Please reproduce exactly the lines between the line holding "Write the React, TypeScript" and the line holding "import * as d3 from 'd3'", inclusive, leaving out any pictures.
====== Available records ======
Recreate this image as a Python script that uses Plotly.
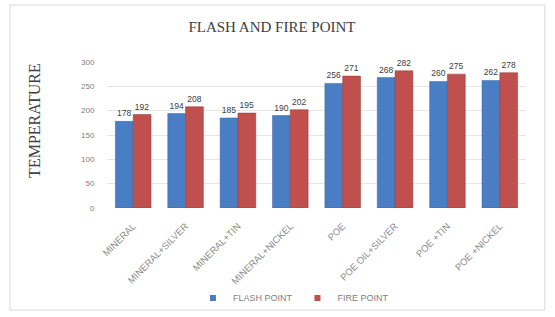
import plotly.graph_objects as go

categories = ["MINERAL", "MINERAL+SILVER", "MINERAL+TIN", "MINERAL+NICKEL",
              "POE", "POE OIL+SILVER", "POE +TIN", "POE +NICKEL"]
flash_point = [178, 194, 185, 190, 256, 268, 260, 262]
fire_point = [192, 208, 195, 202, 271, 282, 275, 278]
y_ticks = [0, 50, 100, 150, 200, 250, 300]

BLUE = "#4A7EC4"
RED = "#C0504D"

fig = go.Figure()
fig.add_trace(go.Bar(
    x=categories, y=flash_point, name="FLASH POINT", showlegend=False,
    marker=dict(color=BLUE, line=dict(color="#3A64A0", width=0.5)),
    text=[str(v) for v in flash_point], textposition="outside",
    textfont=dict(size=8.5, color="#404040", family="Liberation Sans"),
    cliponaxis=False,
))
fig.add_trace(go.Bar(
    x=categories, y=fire_point, name="FIRE POINT", showlegend=False,
    marker=dict(color=RED, line=dict(color="#953735", width=0.5)),
    text=[str(v) for v in fire_point], textposition="outside",
    textfont=dict(size=8.5, color="#404040", family="Liberation Sans"),
    cliponaxis=False,
))
# legend entries with small square markers
fig.add_trace(go.Scatter(x=[None], y=[None], mode="markers", name="FLASH POINT",
                         marker=dict(symbol="square", size=6, color=BLUE)))
fig.add_trace(go.Scatter(x=[None], y=[None], mode="markers", name="FIRE POINT",
                         marker=dict(symbol="square", size=6, color=RED)))

fig.update_layout(
    width=555, height=317,
    margin=dict(l=107, r=29, t=62, b=109, autoexpand=False),
    paper_bgcolor="white", plot_bgcolor="white",
    barmode="group", bargap=0.32, bargroupgap=0.0,
    title=dict(text="FLASH AND FIRE POINT", x=0.49, xanchor="center",
               y=1 - 27 / 317, yanchor="middle",
               font=dict(family="Liberation Serif", size=15, color="#404040")),
    showlegend=True,
    legend=dict(orientation="h", x=0.445, xanchor="center", y=-0.616, yanchor="middle",
                bgcolor="rgba(0,0,0,0)",
                font=dict(size=9, color="#7F7F7F", family="Liberation Sans"),
                itemwidth=30, tracegroupgap=0),
    xaxis=dict(tickangle=-45, tickfont=dict(size=9.5, color="#8C8C8C", family="Liberation Sans"),
               showgrid=False, showline=False, ticks="outside", ticklen=8, tickcolor="white",
               automargin=False),
    yaxis=dict(range=[0, 300], tickvals=y_ticks, automargin=False,
               ticks="outside", ticklen=10, tickcolor="white",
               tickfont=dict(size=8, color="#808080", family="Liberation Sans"),
               showgrid=True, gridcolor="#E6E6E6", zeroline=False, showline=False),
    annotations=[dict(text="TEMPERATURE", xref="paper", yref="paper",
                      x=-0.172, y=0.603, xanchor="center", yanchor="middle",
                      textangle=-90, showarrow=False,
                      font=dict(family="Liberation Serif", size=16, color="#404040"))],
    shapes=[dict(type="rect", xref="paper", yref="paper",
                 x0=-0.2315, x1=1.045, y0=-0.699, y1=1.39,
                 line=dict(color="#D9D9D9", width=1))],
)

fig.write_html("out.html", post_script="document.body.style.margin='0';",
               config={"displayModeBar": False})
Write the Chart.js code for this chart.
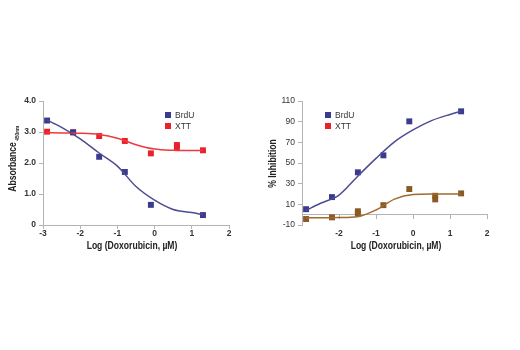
<!DOCTYPE html>
<html>
<head>
<meta charset="utf-8">
<title>Doxorubicin dose response</title>
<script src="https://cdn.jsdelivr.net/npm/chart.js@4.4.1/dist/chart.umd.min.js"></script>
<style>
  html, body { margin: 0; padding: 0; background: #fff; }
  body { width: 520px; height: 350px; position: relative; overflow: hidden; font-family: "Liberation Sans", Arial, sans-serif; }
  .panel { position: absolute; top: 90px; height: 170px; }
  .legend { position: absolute; font: 8.5px "Liberation Sans", Arial, sans-serif; color: #333; line-height: 11px; }
  .legend div { position: relative; padding-left: 10px; white-space: nowrap; }
  .legend span { position: absolute; left: 0; top: 2px; width: 6px; height: 6px; }
</style>
</head>
<body>
  <div class="panel" style="left:0;width:245px"><canvas id="absChart"></canvas></div>
  <div class="panel" style="left:255px;width:245px"><canvas id="inhChart"></canvas></div>

  <div class="legend" style="left:165px;top:110px">
    <div><span style="background:#3b3a8f"></span>BrdU</div>
    <div><span style="background:#e8222a"></span>XTT</div>
  </div>
  <div class="legend" style="left:325px;top:110px">
    <div><span style="background:#3b3a8f"></span>BrdU</div>
    <div><span style="background:#e8222a"></span>XTT</div>
  </div>

<script>
// Measured points (log of doxorubicin concentration, uM)
const absBrdUDose = [-2.89, -2.19, -1.49, -0.80, -0.10, 1.30];
const absBrdU     = [3.37, 2.99, 2.20, 1.71, 0.65, 0.32];
const absXttDose  = [-2.89, -2.19, -1.49, -0.80, -0.10, 0.60, 0.60, 1.30];
const absXtt      = [3.01, 2.99, 2.87, 2.71, 2.31, 2.58, 2.50, 2.41];

const inhBrdUDose = [-2.89, -2.19, -1.49, -0.80, -0.10, 1.30];
const inhBrdU     = [5.3, 17, 41, 57.4, 90.3, 100];
const inhXttDose  = [-2.89, -2.19, -1.49, -1.49, -0.80, -0.10, 0.60, 0.60, 1.30];
const inhXtt      = [-4.2, -2.6, 3.3, 1.2, 9.2, 24.8, 18.3, 14.8, 20.6];

// Fitted curves
const fitDose    = [-2.9, -2.5, -2.0, -1.5, -1.0, -0.5, 0, 0.5, 1.0, 1.3];
const absBrdUFit = [3.39, 3.15, 2.78, 2.33, 1.90, 1.24, 0.80, 0.50, 0.40, 0.33];
const absXttFit  = [2.98, 2.97, 2.96, 2.92, 2.80, 2.59, 2.45, 2.41, 2.40, 2.40];
const inhBrdUFit = [4, 11, 19, 37, 54.5, 70.5, 82, 91, 97, 100];
const inhXttFit  = [-3, -3, -2.8, -2, 4.5, 15, 19.5, 20, 20, 20];

// Axis ticks
const absTicks = [0, 1, 2, 3, 4];
const inhTicks = [-10, 10, 30, 50, 70, 90, 110];
const doseTicks = [-3, -2, -1, 0, 1, 2];

const NAVY = '#3b3a8f';
const NAVY_LINE = '#4d4c92';
const RED = '#e8222a';
const RED_LINE = '#f0393e';
const BROWN = '#8a5a24';
const BROWN_LINE = '#a0692e';
const AXIS = '#b4b4b4';
const FAMILY = '"Liberation Sans", Arial, sans-serif';
const boldTicks = { family: FAMILY, size: 8.5, weight: 'bold' };
const plainTicks = { family: FAMILY, size: 8.5, weight: 'normal' };

const pts = (xs, ys) => xs.map((x, i) => ({ x, y: ys[i] }));

function markers(label, xs, ys, color) {
  return {
    label, data: pts(xs, ys), showLine: false,
    pointStyle: 'rect', pointRadius: 4.2, pointHoverRadius: 4.2,
    backgroundColor: color, borderColor: color, borderWidth: 0
  };
}

function fitLine(ys, color) {
  return {
    data: pts(fitDose, ys), showLine: true, pointRadius: 0,
    borderColor: color, borderWidth: 1.5, cubicInterpolationMode: 'monotone'
  };
}

function xScale(extra) {
  return Object.assign({
    type: 'linear', min: -3, max: 2,
    afterBuildTicks: s => { s.ticks = doseTicks.map(v => ({ value: v })); },
    border: { color: AXIS, width: 1 },
    grid: { drawOnChartArea: false, color: AXIS, tickLength: 4 },
    title: { display: false }
  }, extra);
}

function yScale(min, max, ticks, fmt, width, font) {
  return {
    min, max,
    afterBuildTicks: s => { s.ticks = ticks.map(v => ({ value: v })); },
    afterFit: s => { s.width = width; },
    border: { color: AXIS, width: 1 },
    grid: { drawOnChartArea: false, color: AXIS, tickLength: 4 },
    ticks: { font, color: '#333', padding: 3, callback: fmt },
    title: { display: false }
  };
}

// Axis titles in a condensed bold face (canvas has no condensed font installed,
// so the text is squeezed horizontally). Positions are canvas pixels.
const axisTitles = {
  id: 'axisTitles',
  afterDraw(chart, args, opts) {
    const ctx = chart.ctx;
    const draw = (t, rotated) => {
      ctx.save();
      ctx.translate(t.cx, t.cy);
      if (rotated) ctx.rotate(-Math.PI / 2);
      ctx.scale(0.78, 1);
      ctx.fillStyle = '#222';
      ctx.textAlign = 'center';
      ctx.textBaseline = 'middle';
      ctx.font = 'bold 11px ' + FAMILY;
      ctx.fillText(t.text, 0, 0);
      if (t.sub) {
        const w = ctx.measureText(t.text).width;
        ctx.font = 'bold 6px ' + FAMILY;
        const sw = ctx.measureText(t.sub).width;
        ctx.fillText(t.sub, w / 2 + sw / 2 + 2, 4);
      }
      ctx.restore();
    };
    if (opts.x) draw(opts.x, false);
    if (opts.y) draw(opts.y, true);
  }
};

const base = {
  responsive: true,
  maintainAspectRatio: false,
  animation: false
};

new Chart(document.getElementById('absChart'), {
  type: 'scatter',
  data: {
    datasets: [
      fitLine(absBrdUFit, NAVY_LINE),
      fitLine(absXttFit, RED_LINE),
      markers('BrdU', absBrdUDose, absBrdU, NAVY),
      markers('XTT', absXttDose, absXtt, RED)
    ]
  },
  options: Object.assign({}, base, {
    layout: { padding: { top: 11, right: 16 } },
    plugins: {
      legend: { display: false }, tooltip: { enabled: false },
      axisTitles: {
        x: { text: 'Log (Doxorubicin, \u00b5M)', cx: 132, cy: 156 },
        y: { text: 'Absorbance', sub: '450nm', cx: 13, cy: 77 }
      }
    },
    scales: {
      x: xScale({
        afterFit: s => { s.height = 35; },
        ticks: { font: boldTicks, color: '#333', padding: 0, maxRotation: 0 }
      }),
      y: yScale(0, 4, absTicks, v => v === 0 ? '0' : v.toFixed(1), 43, boldTicks)
    }
  }),
  plugins: [axisTitles]
});

new Chart(document.getElementById('inhChart'), {
  type: 'scatter',
  data: {
    datasets: [
      fitLine(inhBrdUFit, NAVY_LINE),
      fitLine(inhXttFit, BROWN_LINE),
      markers('BrdU', inhBrdUDose, inhBrdU, NAVY),
      markers('XTT', inhXttDose, inhXtt, BROWN)
    ]
  },
  options: Object.assign({}, base, {
    layout: { padding: { top: 11, right: 13, bottom: 35 } },
    plugins: {
      legend: { display: false }, tooltip: { enabled: false },
      axisTitles: {
        x: { text: 'Log (Doxorubicin, \u00b5M)', cx: 141, cy: 156 },
        y: { text: '% Inhibition', cx: 18, cy: 73.5 }
      }
    },
    scales: {
      // x axis sits on the zero line, labels hang below the plot
      x: xScale({
        position: { y: 0 },
        ticks: { font: boldTicks, color: '#333', padding: 10, maxRotation: 0, callback: v => v === -3 ? '' : v }
      }),
      y: yScale(-10, 110, inhTicks, v => v, 47, plainTicks)
    }
  }),
  plugins: [axisTitles]
});
</script>
</body>
</html>
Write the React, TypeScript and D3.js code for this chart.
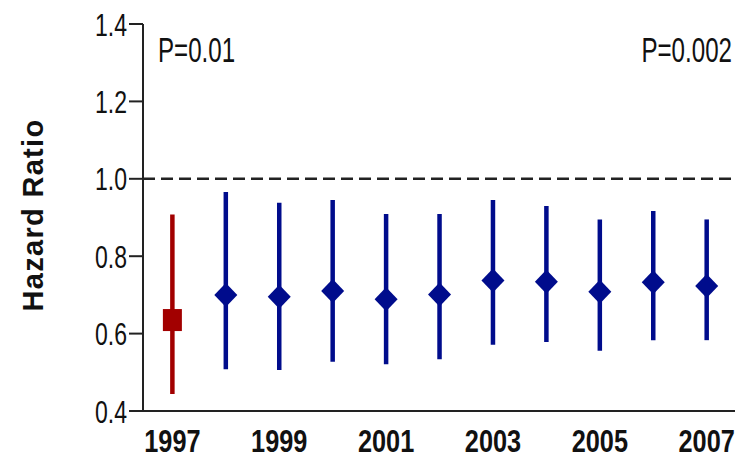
import React from 'react'
import * as d3 from 'd3'

const years = [1997, 1998, 1999, 2000, 2001, 2002, 2003, 2004, 2005, 2006, 2007]
const hr = [0.635, 0.70, 0.695, 0.71, 0.689, 0.701, 0.737, 0.734, 0.708, 0.733, 0.723]
const lower = [0.444, 0.508, 0.506, 0.527, 0.521, 0.534, 0.571, 0.578, 0.556, 0.583, 0.583]
const upper = [0.908, 0.966, 0.938, 0.945, 0.909, 0.909, 0.945, 0.930, 0.895, 0.917, 0.895]
const yTicks = [0.4, 0.6, 0.8, 1.0, 1.2, 1.4]
const yearLabels = [1997, 1999, 2001, 2003, 2005, 2007]
const pLeft = 'P=0.01'
const pRight = 'P=0.002'

const width = 751
const height = 459
const blue = '#000c8c'
const red = '#a20000'
const font = "'Liberation Sans', Arial, sans-serif"

function App() {
  const x = d3.scaleLinear().domain([1996.45, 2007.53]).range([143, 735])
  const y = d3.scaleLinear().domain([0.4, 1.4]).range([411, 24])

  const diamond = (cx: number, cy: number) =>
    `M${cx},${cy - 12}L${cx + 11.5},${cy}L${cx},${cy + 12}L${cx - 11.5},${cy}Z`

  return (
    <svg width={width} height={height} style={{ position: 'absolute', left: 0, top: 0 }}>
      <rect width={width} height={height} fill="#fff" />

      {/* y label */}
      <text
        transform={`translate(43,215) rotate(-90)`}
        textAnchor="middle"
        fontFamily={font}
        fontWeight="bold"
        fontSize={29}
        letterSpacing={1.3}
        fill="#111"
      >
        Hazard Ratio
      </text>

      {/* reference line */}
      <line x1={143} x2={735} y1={y(1.0)} y2={y(1.0)} stroke="#222" strokeWidth={2.5} strokeDasharray="12,6" />

      {/* error bars */}
      {years.map((yr, i) => (
        <line
          key={`e${yr}`}
          x1={x(yr)}
          x2={x(yr)}
          y1={y(lower[i])}
          y2={y(upper[i])}
          stroke={i === 0 ? red : blue}
          strokeWidth={4.5}
        />
      ))}
      {years.map((yr, i) =>
        i === 0 ? (
          <rect key={`m${yr}`} x={x(yr) - 9.5} y={y(hr[i]) - 11} width={19} height={22} fill={red} />
        ) : (
          <path key={`m${yr}`} d={diamond(x(yr), y(hr[i]))} fill={blue} />
        )
      )}

      {/* axes */}
      <line x1={143} x2={143} y1={y(1.4)} y2={y(0.4)} stroke="#222" strokeWidth={2} />
      <line x1={129} x2={735} y1={y(0.4)} y2={y(0.4)} stroke="#222" strokeWidth={2} />
      {yTicks.map(t => (
        <g key={t}>
          <line x1={129} x2={143} y1={y(t)} y2={y(t)} stroke="#222" strokeWidth={2} />
          <text
            transform={`translate(127,${y(t) + 11.5}) scale(0.72,1)`}
            textAnchor="end"
            fontFamily={font}
            fontSize={32}
            fill="#111"
          >
            {t.toFixed(1)}
          </text>
        </g>
      ))}
      {yearLabels.map(yr => (
        <text
          key={yr}
          transform={`translate(${x(yr)},452) scale(0.83,1)`}
          textAnchor="middle"
          fontFamily={font}
          fontWeight="bold"
          fontSize={30.5}
          fill="#111"
        >
          {yr}
        </text>
      ))}

      {/* p-values */}
      <text transform="translate(158,62) scale(0.69,1)" fontFamily={font} fontSize={35} fill="#111">
        {pLeft}
      </text>
      <text transform="translate(732,62) scale(0.69,1)" textAnchor="end" fontFamily={font} fontSize={35} fill="#111">
        {pRight}
      </text>
    </svg>
  )
}

export default App
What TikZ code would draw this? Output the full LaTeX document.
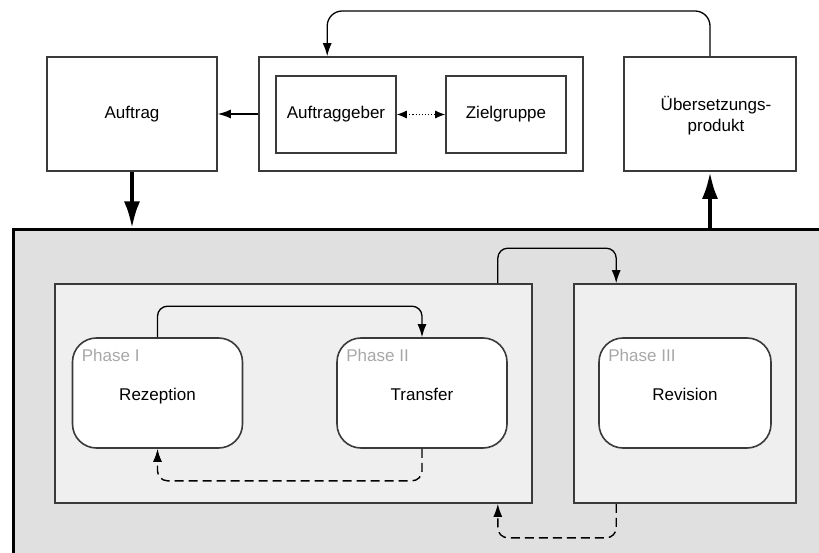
======
§ Solution to this task
Write the React, TypeScript and D3.js code for this chart.
import React from 'react'
import * as d3 from 'd3'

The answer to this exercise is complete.